::: Input for this task :::

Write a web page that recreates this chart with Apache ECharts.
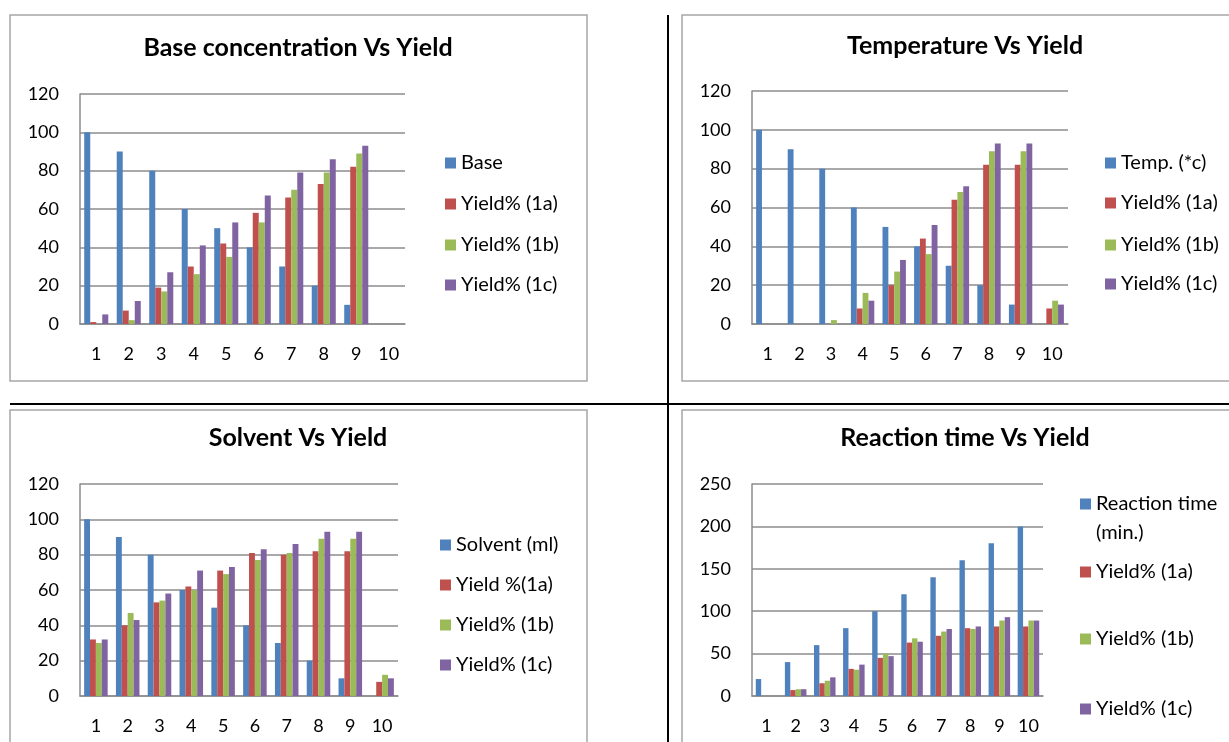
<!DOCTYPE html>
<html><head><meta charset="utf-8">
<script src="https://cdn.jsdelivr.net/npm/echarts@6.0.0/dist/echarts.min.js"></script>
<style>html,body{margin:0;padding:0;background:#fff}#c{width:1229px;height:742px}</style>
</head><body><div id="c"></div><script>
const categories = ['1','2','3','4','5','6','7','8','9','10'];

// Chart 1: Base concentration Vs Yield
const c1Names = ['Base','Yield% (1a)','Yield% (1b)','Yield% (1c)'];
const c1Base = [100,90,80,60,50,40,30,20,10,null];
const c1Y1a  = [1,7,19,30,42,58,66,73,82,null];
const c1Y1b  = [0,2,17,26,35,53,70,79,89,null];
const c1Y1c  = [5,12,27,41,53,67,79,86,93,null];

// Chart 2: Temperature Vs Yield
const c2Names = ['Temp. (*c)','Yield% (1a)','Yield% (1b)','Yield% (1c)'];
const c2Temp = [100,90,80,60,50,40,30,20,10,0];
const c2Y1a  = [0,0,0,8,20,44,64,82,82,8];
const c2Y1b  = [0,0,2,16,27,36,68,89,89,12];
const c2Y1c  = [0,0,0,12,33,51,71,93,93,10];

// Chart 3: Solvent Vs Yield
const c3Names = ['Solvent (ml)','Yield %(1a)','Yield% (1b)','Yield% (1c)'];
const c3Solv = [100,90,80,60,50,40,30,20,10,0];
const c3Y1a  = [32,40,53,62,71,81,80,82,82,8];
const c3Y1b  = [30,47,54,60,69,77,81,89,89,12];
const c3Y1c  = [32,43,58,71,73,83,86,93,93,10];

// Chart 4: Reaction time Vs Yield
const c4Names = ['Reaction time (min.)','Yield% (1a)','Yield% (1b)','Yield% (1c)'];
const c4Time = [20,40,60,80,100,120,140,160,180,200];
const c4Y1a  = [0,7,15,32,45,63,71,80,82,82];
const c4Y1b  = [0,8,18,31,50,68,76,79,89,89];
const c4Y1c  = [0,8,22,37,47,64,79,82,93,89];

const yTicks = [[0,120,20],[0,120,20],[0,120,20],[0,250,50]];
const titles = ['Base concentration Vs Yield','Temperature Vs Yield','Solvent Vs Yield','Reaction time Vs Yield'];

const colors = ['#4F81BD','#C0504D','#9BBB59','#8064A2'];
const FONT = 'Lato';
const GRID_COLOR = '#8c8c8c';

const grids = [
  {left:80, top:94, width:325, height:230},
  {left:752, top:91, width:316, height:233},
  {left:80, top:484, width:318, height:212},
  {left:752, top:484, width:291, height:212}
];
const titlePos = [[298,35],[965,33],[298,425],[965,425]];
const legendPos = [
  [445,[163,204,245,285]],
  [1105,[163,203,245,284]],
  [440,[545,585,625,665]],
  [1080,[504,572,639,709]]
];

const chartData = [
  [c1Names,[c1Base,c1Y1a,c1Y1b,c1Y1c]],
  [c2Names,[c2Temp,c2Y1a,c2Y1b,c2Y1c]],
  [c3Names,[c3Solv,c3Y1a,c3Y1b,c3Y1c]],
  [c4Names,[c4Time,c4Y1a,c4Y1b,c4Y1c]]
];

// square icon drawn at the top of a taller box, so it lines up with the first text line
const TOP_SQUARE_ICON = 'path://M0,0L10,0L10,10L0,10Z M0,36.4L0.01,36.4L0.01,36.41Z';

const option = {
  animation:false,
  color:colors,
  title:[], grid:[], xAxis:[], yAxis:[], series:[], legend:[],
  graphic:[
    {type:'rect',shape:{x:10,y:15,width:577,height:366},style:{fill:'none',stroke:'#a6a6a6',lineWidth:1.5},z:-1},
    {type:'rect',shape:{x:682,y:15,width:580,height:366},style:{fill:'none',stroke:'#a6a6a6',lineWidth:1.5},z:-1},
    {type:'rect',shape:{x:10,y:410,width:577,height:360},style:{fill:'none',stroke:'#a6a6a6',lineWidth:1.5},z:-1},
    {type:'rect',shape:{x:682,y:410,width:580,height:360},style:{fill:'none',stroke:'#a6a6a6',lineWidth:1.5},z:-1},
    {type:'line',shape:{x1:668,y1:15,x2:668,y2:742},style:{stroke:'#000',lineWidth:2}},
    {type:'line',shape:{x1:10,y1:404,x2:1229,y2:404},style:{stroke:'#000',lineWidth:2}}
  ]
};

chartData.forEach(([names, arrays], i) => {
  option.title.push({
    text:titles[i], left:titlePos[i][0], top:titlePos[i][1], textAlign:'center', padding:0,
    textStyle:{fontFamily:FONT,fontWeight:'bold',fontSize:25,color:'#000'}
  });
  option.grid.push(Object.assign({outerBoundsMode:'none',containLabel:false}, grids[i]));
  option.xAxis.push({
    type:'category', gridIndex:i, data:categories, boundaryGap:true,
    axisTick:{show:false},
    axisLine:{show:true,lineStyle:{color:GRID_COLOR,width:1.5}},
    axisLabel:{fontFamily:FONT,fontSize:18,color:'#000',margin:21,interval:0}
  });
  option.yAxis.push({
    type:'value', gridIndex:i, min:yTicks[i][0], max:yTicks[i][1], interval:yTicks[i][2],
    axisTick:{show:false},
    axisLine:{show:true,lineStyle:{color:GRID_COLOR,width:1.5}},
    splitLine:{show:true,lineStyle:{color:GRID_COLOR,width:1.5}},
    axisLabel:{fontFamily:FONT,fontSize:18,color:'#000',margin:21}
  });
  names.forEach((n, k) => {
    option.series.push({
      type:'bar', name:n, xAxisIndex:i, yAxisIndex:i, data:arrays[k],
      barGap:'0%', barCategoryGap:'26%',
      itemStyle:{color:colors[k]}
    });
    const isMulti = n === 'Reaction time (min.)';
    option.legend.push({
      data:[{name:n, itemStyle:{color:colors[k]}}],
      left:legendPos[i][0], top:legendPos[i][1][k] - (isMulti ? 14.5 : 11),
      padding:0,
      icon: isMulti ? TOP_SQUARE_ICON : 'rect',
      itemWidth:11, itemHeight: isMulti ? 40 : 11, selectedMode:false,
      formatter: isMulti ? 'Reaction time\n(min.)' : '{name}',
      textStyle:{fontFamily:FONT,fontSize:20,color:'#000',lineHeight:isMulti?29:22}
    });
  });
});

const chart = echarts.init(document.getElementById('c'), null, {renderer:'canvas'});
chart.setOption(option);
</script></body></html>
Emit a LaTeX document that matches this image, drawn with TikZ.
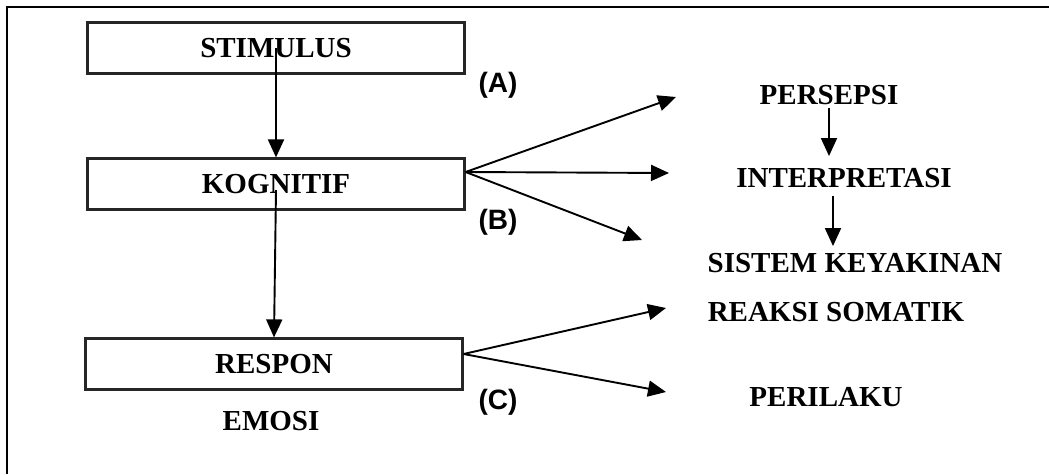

:::

**Written problem**
Pictures stay out. Print the data exactly, from its first line through the line containing "const categories = ['1','2','3','4','5','6','7','8','9','10'];".

**Full response**
Write a web page that recreates this chart with Apache ECharts.
<!DOCTYPE html>
<html><head><meta charset="utf-8">
<script src="https://cdn.jsdelivr.net/npm/echarts@6.0.0/dist/echarts.min.js"></script>
<style>html,body{margin:0;padding:0;background:#fff}#c{width:1229px;height:742px}</style>
</head><body><div id="c"></div><script>
const categories = ['1','2','3','4','5','6','7','8','9','10'];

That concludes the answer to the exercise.